**DATA SHOWN:**
↓↓↓

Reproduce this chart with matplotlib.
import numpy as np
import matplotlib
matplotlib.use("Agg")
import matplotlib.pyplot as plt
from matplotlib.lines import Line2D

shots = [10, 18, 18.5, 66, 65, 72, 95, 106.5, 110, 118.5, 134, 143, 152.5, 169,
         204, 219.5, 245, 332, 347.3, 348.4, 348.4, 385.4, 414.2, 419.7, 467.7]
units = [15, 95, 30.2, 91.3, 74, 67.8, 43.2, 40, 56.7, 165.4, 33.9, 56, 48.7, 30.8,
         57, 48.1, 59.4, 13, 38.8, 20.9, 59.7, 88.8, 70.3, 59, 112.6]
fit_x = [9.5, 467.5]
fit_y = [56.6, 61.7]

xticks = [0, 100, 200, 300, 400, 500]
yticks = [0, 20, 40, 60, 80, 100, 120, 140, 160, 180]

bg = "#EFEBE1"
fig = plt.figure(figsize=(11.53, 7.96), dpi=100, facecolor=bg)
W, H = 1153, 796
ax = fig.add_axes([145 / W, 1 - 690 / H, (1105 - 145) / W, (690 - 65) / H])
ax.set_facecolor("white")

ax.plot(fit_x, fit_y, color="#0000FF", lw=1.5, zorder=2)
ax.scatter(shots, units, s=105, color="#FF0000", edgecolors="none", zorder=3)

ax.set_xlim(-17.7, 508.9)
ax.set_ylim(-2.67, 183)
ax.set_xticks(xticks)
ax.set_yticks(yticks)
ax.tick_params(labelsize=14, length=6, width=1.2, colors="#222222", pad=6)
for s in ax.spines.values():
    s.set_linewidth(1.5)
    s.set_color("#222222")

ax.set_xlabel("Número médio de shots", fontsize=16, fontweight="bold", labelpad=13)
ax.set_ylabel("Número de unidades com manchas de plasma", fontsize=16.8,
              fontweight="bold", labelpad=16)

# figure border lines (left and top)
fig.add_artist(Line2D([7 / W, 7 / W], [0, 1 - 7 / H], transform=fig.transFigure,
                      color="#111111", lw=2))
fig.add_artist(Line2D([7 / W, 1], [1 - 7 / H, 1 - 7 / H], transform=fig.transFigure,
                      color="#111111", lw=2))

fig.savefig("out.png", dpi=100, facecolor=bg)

↑↑↑

Nothing in the listing may be changed; retype it all exactly.

Reproduce this chart with matplotlib.
import numpy as np
import matplotlib
matplotlib.use("Agg")
import matplotlib.pyplot as plt
from matplotlib.lines import Line2D

shots = [10, 18, 18.5, 66, 65, 72, 95, 106.5, 110, 118.5, 134, 143, 152.5, 169,
         204, 219.5, 245, 332, 347.3, 348.4, 348.4, 385.4, 414.2, 419.7, 467.7]
units = [15, 95, 30.2, 91.3, 74, 67.8, 43.2, 40, 56.7, 165.4, 33.9, 56, 48.7, 30.8,
         57, 48.1, 59.4, 13, 38.8, 20.9, 59.7, 88.8, 70.3, 59, 112.6]
fit_x = [9.5, 467.5]
fit_y = [56.6, 61.7]

xticks = [0, 100, 200, 300, 400, 500]
yticks = [0, 20, 40, 60, 80, 100, 120, 140, 160, 180]

bg = "#EFEBE1"
fig = plt.figure(figsize=(11.53, 7.96), dpi=100, facecolor=bg)
W, H = 1153, 796
ax = fig.add_axes([145 / W, 1 - 690 / H, (1105 - 145) / W, (690 - 65) / H])
ax.set_facecolor("white")

ax.plot(fit_x, fit_y, color="#0000FF", lw=1.5, zorder=2)
ax.scatter(shots, units, s=105, color="#FF0000", edgecolors="none", zorder=3)

ax.set_xlim(-17.7, 508.9)
ax.set_ylim(-2.67, 183)
ax.set_xticks(xticks)
ax.set_yticks(yticks)
ax.tick_params(labelsize=14, length=6, width=1.2, colors="#222222", pad=6)
for s in ax.spines.values():
    s.set_linewidth(1.5)
    s.set_color("#222222")

ax.set_xlabel("Número médio de shots", fontsize=16, fontweight="bold", labelpad=13)
ax.set_ylabel("Número de unidades com manchas de plasma", fontsize=16.8,
              fontweight="bold", labelpad=16)

# figure border lines (left and top)
fig.add_artist(Line2D([7 / W, 7 / W], [0, 1 - 7 / H], transform=fig.transFigure,
                      color="#111111", lw=2))
fig.add_artist(Line2D([7 / W, 1], [1 - 7 / H, 1 - 7 / H], transform=fig.transFigure,
                      color="#111111", lw=2))

fig.savefig("out.png", dpi=100, facecolor=bg)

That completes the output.